The case is now with the justice department on a petition for review.
Brigadier General Ronald C. Villanueva, chief of the military’s Intelligence Service (ISAFP) has certified that Marcelino “ has never been involved in any illegal activities, particularly illegal drugs.
General Jessie D. Dellosa, former Deputy Commissioner of the Intelligence Group of the Bureau of Customs, has written in a letter that Marcelino’s was a test case “for all military personnel detailed to support law enforcement operations and tasked with risky and dangerous jobs, who may also be forced to run against powerful and corrupt people. If it is shown here that we cannot defend one officer who has shown his courage, integrity and love of country, leaving him alone to fight against wealthy and influential corrupt rumor-mongers and syndicates, then we will lose even more principled officers who will have no means of defense…”

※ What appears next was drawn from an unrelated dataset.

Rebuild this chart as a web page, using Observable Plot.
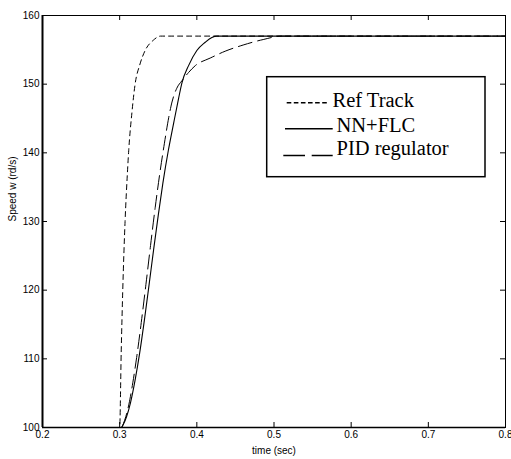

Outside of the Masonic Brotherhood, there are also less fortunate brothers and sisters who are in need of our help. They are the inmates in our overcrowded prisons nationwide. As of now, the PAO is giving time and attention to a particular group — some 80,000 accused in drug cases. They are always left out because there is no plea bargaining when it comes to drug cases. Those accused of kidnapping, murder, and rape are allowed to plea-bargain. But those accused of illegal possession of .01 or .02 grams of illegal drugs are imprisoned for 10 to 20 years. We are fighting to have the Supreme Court declare Section 23 of RA 9165 unconstitutional for being in violation of the equal protection clause of the Constitution. As of December 31, 2016, those involved in illegal drug cases number 303,534.
There are so many problems of our justice system. The death penalty law against drug cases is nearing approval. We need to strengthen our justice system. I know there are many Brother Masons who are lawyers, fiscals, judges, PAO, etc. Let us all help each other to attain justice so no one who is innocent is imprisoned.
The late George E. Burow, who was also a Mason, said: “We can only know the fullest joys of Masonry when we truly walk the paths of service and of hard work in the quarries.”
(This article is from a speech delivered during the 109th Public Installation of the Officers of Araw Lodge No. 18 for the Masonic Year 2017 that was held on March 18, 2017, at the Scottish Rite Temple, 1004 Taft Avenue, Manila.)